*THE TASK*. Restate each of the lines below word for word and drop every picture.

*RECORDED INFORMATION*.
********************

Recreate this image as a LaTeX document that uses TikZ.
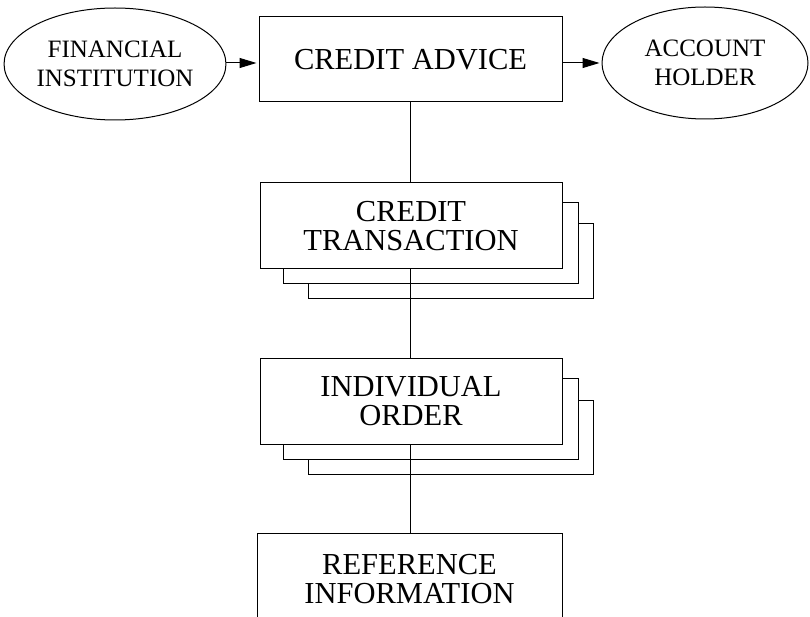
\documentclass[tikz,border=0pt]{standalone}
\usepackage{fontspec}
\setmainfont{Liberation Serif}
\usetikzlibrary{shapes.geometric,arrows.meta}
\tikzset{
  every node/.style={font=\fontsize{30.5}{29}\selectfont, align=center, inner sep=0pt},
  ent/.style={draw, line width=1pt, ellipse, minimum width=206pt, minimum height=112pt,
              font=\fontsize{25}{29}\selectfont},
  mainbox/.style={draw, line width=1pt, fill=white, rectangle, minimum width=302pt, minimum height=86pt},
  shadowa/.style={draw, line width=1pt, fill=white, rectangle, minimum width=295pt, minimum height=81pt},
  shadowb/.style={draw, line width=1pt, fill=white, rectangle, minimum width=285pt, minimum height=74pt},
  conn/.style={line width=1pt},
  flow/.style={line width=1pt, shorten >=2pt, -{Triangle[length=17pt,width=10pt]}}
}
\begin{document}
\begin{tikzpicture}[x=1pt,y=-1pt]
\useasboundingbox (0,0) rectangle (810,617);
% top row
\node[ent] (fi) at (115,64) {FINANCIAL\\INSTITUTION};
\node[mainbox, minimum width=303pt, minimum height=85pt] (ca) at (410.5,59.5) {CREDIT ADVICE};
\node[ent] (ah) at (705,63) {ACCOUNT\\HOLDER};
\draw[flow] (fi.east |- 0,63) -- (ca.west |- 0,63);
\draw[flow] (ca.east |- 0,63) -- (ah.west |- 0,63);
% credit transaction stack
\node[shadowb] (cts2) at (450.5,261) {};
\node[shadowa] (cts1) at (430.5,243) {};
\node[mainbox] (ct) at (411,226) {CREDIT\\TRANSACTION};
% individual order stack
\node[shadowb] (ios2) at (450.5,437) {};
\node[shadowa] (ios1) at (430.5,419) {};
\node[mainbox] (io) at (411,401) {INDIVIDUAL\\ORDER};
% reference information
\node[mainbox, minimum width=305pt, minimum height=93pt] (ri) at (409.5,579.5) {REFERENCE\\INFORMATION};
% connectors
\coordinate (axis) at (410,0);
\draw[conn] (ca.south -| axis) -- (ct.north -| axis);
\draw[conn] (ct.south -| axis) -- (io.north -| axis);
\draw[conn] (io.south -| axis) -- (ri.north -| axis);
\end{tikzpicture}
\end{document}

********************

*SOLUTION FOR THIS PROBLEM*.
Recreate this image as a LaTeX document that uses TikZ.
\documentclass[tikz,border=0pt]{standalone}
\usepackage{fontspec}
\setmainfont{Liberation Serif}
\usetikzlibrary{shapes.geometric,arrows.meta}
\tikzset{
  every node/.style={font=\fontsize{30.5}{29}\selectfont, align=center, inner sep=0pt},
  ent/.style={draw, line width=1pt, ellipse, minimum width=206pt, minimum height=112pt,
              font=\fontsize{25}{29}\selectfont},
  mainbox/.style={draw, line width=1pt, fill=white, rectangle, minimum width=302pt, minimum height=86pt},
  shadowa/.style={draw, line width=1pt, fill=white, rectangle, minimum width=295pt, minimum height=81pt},
  shadowb/.style={draw, line width=1pt, fill=white, rectangle, minimum width=285pt, minimum height=74pt},
  conn/.style={line width=1pt},
  flow/.style={line width=1pt, shorten >=2pt, -{Triangle[length=17pt,width=10pt]}}
}
\begin{document}
\begin{tikzpicture}[x=1pt,y=-1pt]
\useasboundingbox (0,0) rectangle (810,617);
% top row
\node[ent] (fi) at (115,64) {FINANCIAL\\INSTITUTION};
\node[mainbox, minimum width=303pt, minimum height=85pt] (ca) at (410.5,59.5) {CREDIT ADVICE};
\node[ent] (ah) at (705,63) {ACCOUNT\\HOLDER};
\draw[flow] (fi.east |- 0,63) -- (ca.west |- 0,63);
\draw[flow] (ca.east |- 0,63) -- (ah.west |- 0,63);
% credit transaction stack
\node[shadowb] (cts2) at (450.5,261) {};
\node[shadowa] (cts1) at (430.5,243) {};
\node[mainbox] (ct) at (411,226) {CREDIT\\TRANSACTION};
% individual order stack
\node[shadowb] (ios2) at (450.5,437) {};
\node[shadowa] (ios1) at (430.5,419) {};
\node[mainbox] (io) at (411,401) {INDIVIDUAL\\ORDER};
% reference information
\node[mainbox, minimum width=305pt, minimum height=93pt] (ri) at (409.5,579.5) {REFERENCE\\INFORMATION};
% connectors
\coordinate (axis) at (410,0);
\draw[conn] (ca.south -| axis) -- (ct.north -| axis);
\draw[conn] (ct.south -| axis) -- (io.north -| axis);
\draw[conn] (io.south -| axis) -- (ri.north -| axis);
\end{tikzpicture}
\end{document}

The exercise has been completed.